Attenuated expression of epithelial cell adhesion molecules in murine polycystic kidney disease.

Abstract

Polycystic kidney disease is an inherited disorder of parenchymal structure that leads to renal failure. Cysts begin as focal dilations in proximal tubules and collecting ducts, giving rise to cyst walls lined by a phenotypically disturbed epithelium that expresses dysfunctional transport and matrix proteins. We used an mRNA search protocol to probe efficiently for tissue-specific disturbances that might underlie the formation of cysts. This search assessed the relative abundance of transcripts encoding a variety of growth factors (transforming growth factor-beta 1, interleukin-6, tumor necrosis factor, and endothelin-1), structural proteins (collagen IV, nidogen, fibronectin, and laminins A and B1), and cell adhesion molecules (CAMs; E-cadherin, N-CAM, laminin receptor, and fibronectin receptor) in the cystic kidneys of cpk/cpk mice and uncovered a previously unrecognized early reduction in mRNA encoding N-CAM (54%) and E-cadherin (56%) (n = 5; P less than 0.001).
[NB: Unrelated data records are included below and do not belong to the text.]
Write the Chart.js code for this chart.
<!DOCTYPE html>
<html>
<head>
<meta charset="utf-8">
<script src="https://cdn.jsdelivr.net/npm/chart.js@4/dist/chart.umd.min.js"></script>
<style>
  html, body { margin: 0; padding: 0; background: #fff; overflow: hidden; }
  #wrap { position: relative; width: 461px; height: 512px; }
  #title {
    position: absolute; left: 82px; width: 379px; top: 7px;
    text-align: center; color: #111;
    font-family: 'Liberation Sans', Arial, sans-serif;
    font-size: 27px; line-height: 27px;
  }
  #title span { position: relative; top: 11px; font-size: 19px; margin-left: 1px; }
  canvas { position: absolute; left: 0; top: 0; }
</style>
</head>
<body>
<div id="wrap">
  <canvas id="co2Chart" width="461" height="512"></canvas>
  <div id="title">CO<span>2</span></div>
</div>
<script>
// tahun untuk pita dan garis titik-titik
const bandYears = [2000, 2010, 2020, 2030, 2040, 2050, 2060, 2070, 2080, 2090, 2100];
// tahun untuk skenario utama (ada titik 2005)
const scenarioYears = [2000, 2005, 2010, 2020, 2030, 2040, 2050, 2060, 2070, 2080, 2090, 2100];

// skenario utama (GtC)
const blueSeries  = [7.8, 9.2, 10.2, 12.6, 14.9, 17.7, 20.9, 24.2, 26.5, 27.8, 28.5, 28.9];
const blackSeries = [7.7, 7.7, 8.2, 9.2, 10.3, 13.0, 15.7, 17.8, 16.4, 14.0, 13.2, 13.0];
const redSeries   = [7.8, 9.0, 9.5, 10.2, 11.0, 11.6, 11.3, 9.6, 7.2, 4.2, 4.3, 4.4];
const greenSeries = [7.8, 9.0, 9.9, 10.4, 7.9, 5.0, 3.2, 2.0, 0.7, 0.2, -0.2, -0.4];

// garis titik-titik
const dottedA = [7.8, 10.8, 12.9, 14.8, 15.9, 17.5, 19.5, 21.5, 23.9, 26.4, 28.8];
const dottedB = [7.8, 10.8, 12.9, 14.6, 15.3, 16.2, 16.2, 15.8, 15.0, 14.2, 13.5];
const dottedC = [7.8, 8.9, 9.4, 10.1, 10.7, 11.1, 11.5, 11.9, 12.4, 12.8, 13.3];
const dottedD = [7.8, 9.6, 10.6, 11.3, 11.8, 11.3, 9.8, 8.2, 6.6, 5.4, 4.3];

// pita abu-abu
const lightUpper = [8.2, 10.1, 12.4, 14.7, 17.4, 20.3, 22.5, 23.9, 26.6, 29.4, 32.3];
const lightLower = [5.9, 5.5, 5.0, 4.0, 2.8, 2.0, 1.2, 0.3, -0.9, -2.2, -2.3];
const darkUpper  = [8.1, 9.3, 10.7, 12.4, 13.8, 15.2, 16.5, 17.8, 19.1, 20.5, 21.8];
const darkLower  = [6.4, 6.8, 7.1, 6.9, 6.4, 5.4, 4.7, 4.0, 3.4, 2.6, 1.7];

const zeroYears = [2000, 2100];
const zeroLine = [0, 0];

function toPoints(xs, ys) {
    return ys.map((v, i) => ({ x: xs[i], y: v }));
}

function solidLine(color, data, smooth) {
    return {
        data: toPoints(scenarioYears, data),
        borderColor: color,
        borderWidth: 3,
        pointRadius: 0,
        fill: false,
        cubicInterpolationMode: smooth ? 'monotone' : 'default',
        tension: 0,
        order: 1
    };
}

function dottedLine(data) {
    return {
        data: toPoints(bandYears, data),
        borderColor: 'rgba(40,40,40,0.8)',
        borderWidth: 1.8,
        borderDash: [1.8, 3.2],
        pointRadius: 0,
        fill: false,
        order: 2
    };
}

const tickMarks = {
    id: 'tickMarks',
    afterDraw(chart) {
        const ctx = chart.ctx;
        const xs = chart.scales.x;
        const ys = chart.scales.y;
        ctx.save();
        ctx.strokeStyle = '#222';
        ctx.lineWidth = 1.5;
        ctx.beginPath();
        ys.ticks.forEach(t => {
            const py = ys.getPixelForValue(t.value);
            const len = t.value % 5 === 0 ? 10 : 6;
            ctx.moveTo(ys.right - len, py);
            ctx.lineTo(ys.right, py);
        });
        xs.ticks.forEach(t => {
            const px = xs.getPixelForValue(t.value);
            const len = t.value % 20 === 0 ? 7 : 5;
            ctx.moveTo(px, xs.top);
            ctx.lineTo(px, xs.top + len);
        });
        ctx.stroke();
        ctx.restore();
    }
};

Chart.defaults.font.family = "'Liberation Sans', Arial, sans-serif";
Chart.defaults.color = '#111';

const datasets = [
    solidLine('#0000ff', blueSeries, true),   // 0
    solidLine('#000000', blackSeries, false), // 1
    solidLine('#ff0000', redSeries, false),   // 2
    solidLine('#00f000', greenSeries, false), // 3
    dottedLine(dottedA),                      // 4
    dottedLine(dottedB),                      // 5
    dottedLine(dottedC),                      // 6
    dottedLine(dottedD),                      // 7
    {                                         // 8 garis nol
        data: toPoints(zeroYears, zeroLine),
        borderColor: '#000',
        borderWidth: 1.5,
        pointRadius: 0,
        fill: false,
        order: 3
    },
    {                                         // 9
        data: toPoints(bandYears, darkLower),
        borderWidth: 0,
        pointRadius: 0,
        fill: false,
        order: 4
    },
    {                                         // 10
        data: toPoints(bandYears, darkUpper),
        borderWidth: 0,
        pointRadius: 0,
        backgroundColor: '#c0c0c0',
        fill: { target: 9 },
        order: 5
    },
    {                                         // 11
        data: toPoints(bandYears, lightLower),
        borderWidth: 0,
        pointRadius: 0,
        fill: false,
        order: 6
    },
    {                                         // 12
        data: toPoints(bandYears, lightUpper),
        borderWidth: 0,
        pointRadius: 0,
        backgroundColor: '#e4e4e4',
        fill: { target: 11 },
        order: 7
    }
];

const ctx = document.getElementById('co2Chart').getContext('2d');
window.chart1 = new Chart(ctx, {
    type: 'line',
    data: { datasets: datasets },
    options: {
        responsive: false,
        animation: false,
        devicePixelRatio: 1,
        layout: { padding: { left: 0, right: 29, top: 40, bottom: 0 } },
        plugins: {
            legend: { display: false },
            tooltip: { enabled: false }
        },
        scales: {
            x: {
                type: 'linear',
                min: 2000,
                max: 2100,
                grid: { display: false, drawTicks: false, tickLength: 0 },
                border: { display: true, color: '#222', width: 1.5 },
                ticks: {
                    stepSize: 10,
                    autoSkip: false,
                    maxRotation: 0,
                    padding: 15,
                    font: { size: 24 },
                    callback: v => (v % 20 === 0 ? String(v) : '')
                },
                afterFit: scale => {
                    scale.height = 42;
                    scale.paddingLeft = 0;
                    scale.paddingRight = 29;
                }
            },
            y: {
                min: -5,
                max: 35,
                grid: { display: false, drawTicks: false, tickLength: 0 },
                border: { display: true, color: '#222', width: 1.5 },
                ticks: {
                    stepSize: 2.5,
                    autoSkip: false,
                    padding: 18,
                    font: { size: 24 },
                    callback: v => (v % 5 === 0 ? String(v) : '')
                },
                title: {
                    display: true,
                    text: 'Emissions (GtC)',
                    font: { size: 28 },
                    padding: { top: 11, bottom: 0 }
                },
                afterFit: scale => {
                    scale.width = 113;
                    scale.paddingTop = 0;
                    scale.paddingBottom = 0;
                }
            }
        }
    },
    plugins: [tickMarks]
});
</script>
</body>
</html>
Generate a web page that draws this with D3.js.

Levels of transcripts for growth factors, structural proteins, and for fibronectin and laminin receptors in normal and cystic kidneys were generally similar. The reduction in transcripts for N-CAM and E-cadherin in kidneys from cystic mice was not observed in autologous liver. The immunofluorescent staining of cystic kidneys confirmed that the decrease in N-CAM and E-cadherin was generally confined to regions abundant in developing cystic epithelium. The presence of both N-CAM and E-cadherin appears to guide the sequential differentiation and polarization of normal renal epithelium, and their attenuated expression in the kidney of cpk/cpk mice may be a material factor contributing to the pathogenesis of cyst formation.